-- START --

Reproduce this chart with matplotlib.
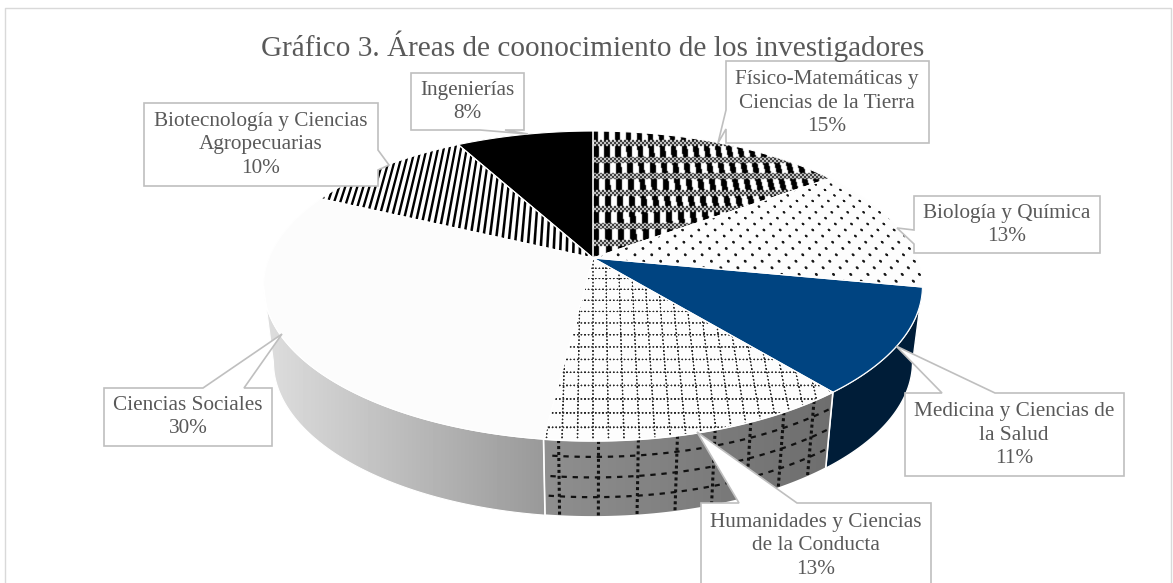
import numpy as np
from matplotlib import pyplot as plt
from matplotlib.patches import Polygon

plt.rcParams['font.family'] = ['Liberation Serif', 'DejaVu Serif']

W, H = 1173, 583

title = "Gráfico 3. Áreas de coonocimiento de los investigadores"
categories = ["Físico-Matemáticas y\nCiencias de la Tierra",
              "Biología y Química",
              "Medicina y Ciencias de\nla Salud",
              "Humanidades y Ciencias\nde la Conducta",
              "Ciencias Sociales",
              "Biotecnología y Ciencias\nAgropecuarias",
              "Ingenierías"]
values = [15, 13, 11, 13, 30, 10, 8]

# the pie is a tilted disc, so map the unit circle through a perspective
CX, APEX_Y = 593, 258
A, C, D = -103.3, 0.1806, 324.0
DEPTH, SHRINK = 76, 0.97
T_LEFT = 259.6  # angle of the leftmost point of the disc


def project(u, v):
    w = 1 + C * v
    return CX + D * u / w, (A * v + APEX_Y) / w


def arc(t0, t1, n=80):
    t = np.radians(np.linspace(t0, t1, n))
    return project(np.sin(t), np.cos(t))


def lower(x, y):
    return CX + (x - CX) * SHRINK, y + DEPTH


# screen pixel grid and the disc coordinates of each pixel
xx, yy = np.meshgrid(np.arange(W) + 0.5, np.arange(H) + 0.5)
vv = (yy - APEX_Y) / (A - C * yy)
uu = (xx - CX) * (1 + C * vv) / D


def soften(img):
    out = img * 0.5
    for ax_, s in [(0, 1), (0, -1), (1, 1), (1, -1)]:
        out = out + np.roll(img, s, axis=ax_) * 0.125
    return out


def tex_fisico():
    img = np.where((uu / 0.0395) % 1 < 0.5, 0.0, 1.0)
    band = ((yy - 140) % 16.6) < 6
    check = ((xx // 2 + yy // 2) % 2) * 1.0
    img = np.where(band, check, img)
    return soften(img)


def tex_dots():
    row = np.floor(vv / 0.043)
    fu = ((uu / 0.052 + 0.5 * (row % 2)) % 1 - 0.5) * 16
    fv = ((vv / 0.043) % 1 - 0.5) * 6
    r = np.sqrt(fu ** 2 + fv ** 2)
    return np.clip(0.1 + (r - 0.9) / 1.0, 0.1, 0.99)


def tex_grid():
    dx = np.abs(((uu / 0.0393 + 0.5) % 1 - 0.5) * 14.3)
    dy = np.abs(((vv / 0.067 + 0.5) % 1 - 0.5) * 12.7)
    dot_y = np.abs((yy % 3.6) - 1.8)
    dot_x = np.abs((xx % 3.6) - 1.8)
    line_v = np.clip(dx - 0.4, 0, 1) + np.clip(dot_y - 0.5, 0, 1)
    line_h = np.clip(dy - 0.4, 0, 1) + np.clip(dot_x - 0.5, 0, 1)
    img = np.minimum(line_v, line_h)
    return np.clip(0.15 + img, 0.15, 0.99)


def tex_stripes():
    d = np.abs(((uu / 0.0204 + 0.5) % 1 - 0.5) * 6.0)
    return np.clip((d - 0.7) / 1.0, 0.0, 1.0)


fig = plt.figure(figsize=(W / 100, H / 100), dpi=100)
ax = fig.add_axes([0, 0, 1, 1])

cum = np.cumsum([0] + values) * 3.6


def clipped_image(img, verts, cmap='gray', vmin=0, vmax=1):
    patch = Polygon(verts, closed=True, fc='none', ec='none', transform=ax.transData)
    ax.add_patch(patch)
    im = ax.imshow(img, extent=(0, W, H, 0), cmap=cmap, vmin=vmin, vmax=vmax,
                   aspect='auto', interpolation='nearest', zorder=3)
    im.set_clip_path(patch)


def side_verts(t0, t1):
    x, y = arc(t0, t1)
    xb, yb = lower(x, y)
    return np.column_stack([np.r_[x, xb[::-1]], np.r_[y, yb[::-1]]])


def wedge_verts(t0, t1):
    x, y = arc(t0, t1)
    return np.column_stack([np.r_[CX, x], np.r_[APEX_Y, y]])


# sides of the disc that face the viewer
t_med0, t_hum0, t_soc0 = cum[2], cum[3], cum[4]

ax.add_patch(Polygon(side_verts(t_med0, t_hum0), fc='#001D38', ec='white', lw=1, zorder=2))

x_hum = arc(t_hum0, t_soc0)[0]
grad = 0.56 - 0.13 * np.clip((xx - x_hum.min()) / (x_hum.max() - x_hum.min()), 0, 1)
clipped_image(grad, side_verts(t_hum0, t_soc0))

x_soc = arc(t_soc0, T_LEFT)[0]
grad = 0.60 + 0.27 * np.clip((x_soc.max() - xx) / (x_soc.max() - x_soc.min()), 0, 1)
clipped_image(grad, side_verts(t_soc0, T_LEFT))

# dashed grid on the Humanidades side
for t in np.arange(185, t_hum0, -5.8):
    x, y = project(np.sin(np.radians(t)), np.cos(np.radians(t)))
    xb, yb = lower(x, y)
    ax.plot([x, xb], [y, yb], color='#111111', lw=2.2, dashes=(1.0, 0.95), zorder=4)
for frac in [0.21, 0.48, 0.74]:
    x, y = arc(t_hum0 + 0.6, t_soc0 - 0.6)
    xb, yb = lower(x, y)
    ax.plot(x + (xb - x) * frac, y + (yb - y) * frac, color='#111111', lw=1.6,
            dashes=(2.4, 2.6), zorder=4)
ax.add_patch(Polygon(side_verts(t_hum0, t_soc0), fc='none', ec='white', lw=1.2, zorder=5))
ax.add_patch(Polygon(side_verts(t_soc0, T_LEFT), fc='none', ec='white', lw=0.8, zorder=5))

# top faces
textures = [tex_fisico(), tex_dots(), None, tex_grid(), None, tex_stripes(), None]
solid = [None, None, '#004481', None, '#FCFCFC', None, '#000000']
for i in range(len(values)):
    verts = wedge_verts(cum[i], cum[i + 1])
    if textures[i] is not None:
        clipped_image(textures[i], verts)
    else:
        ax.add_patch(Polygon(verts, fc=solid[i], ec='none', zorder=3))
    ax.add_patch(Polygon(verts, fc='none', ec='white', lw=0.8, zorder=6))

# callout boxes, outline with the pointer, and the text centre
callouts = [
    ([(726, 61), (929, 61), (929, 143), (726, 143), (726, 129), (718, 143), (726, 110)], (827, 103)),
    ([(914, 196), (1100, 196), (1100, 253), (914, 253), (914, 244), (897, 228), (914, 230)], (1007, 225)),
    ([(905, 393), (942, 393), (896, 346), (995, 393), (1124, 393), (1124, 476), (905, 476)], (1014, 435)),
    ([(701, 503), (739, 503), (697, 432), (797, 503), (931, 503), (931, 590), (701, 590)], (816, 546)),
    ([(104, 388), (203, 388), (282, 334), (244, 388), (272, 388), (272, 446), (104, 446)], (188, 417)),
    ([(144, 103), (378, 103), (378, 150), (389, 165), (378, 170), (378, 186), (144, 186)], (261, 145)),
    ([(411, 73), (524, 73), (524, 130), (505, 130), (528, 134), (480, 130), (411, 130)], (467, 102)),
]
for name, val, (outline, centre) in zip(categories, values, callouts):
    ax.add_patch(Polygon(outline, fc='white', ec='#BFBFBF', lw=1.2, joinstyle='miter', zorder=8))
    ax.text(centre[0], centre[1], name + "\n" + str(val) + "%", ha='center', va='center',
            fontsize=15.3, color='#595959', linespacing=1.35, zorder=9)

ax.text(593, 46, title, ha='center', va='center', fontsize=21.1, color='#595959', zorder=9)

# chart frame
ax.plot([4.5, 4.5, 1171, 1171], [H, 7.5, 7.5, H], color='#D9D9D9', lw=1, zorder=1)

ax.set_xlim(0, W)
ax.set_ylim(H, 0)
ax.axis('off')
fig.savefig('out.png', dpi=100)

-- END --

GOAL: Repeat the listing above exactly from its first line to the line containing "W, H = 1173, 583", both included, and omit the pictures.

EXERCISE ANSWER:
Reproduce this chart with matplotlib.
import numpy as np
from matplotlib import pyplot as plt
from matplotlib.patches import Polygon

plt.rcParams['font.family'] = ['Liberation Serif', 'DejaVu Serif']

W, H = 1173, 583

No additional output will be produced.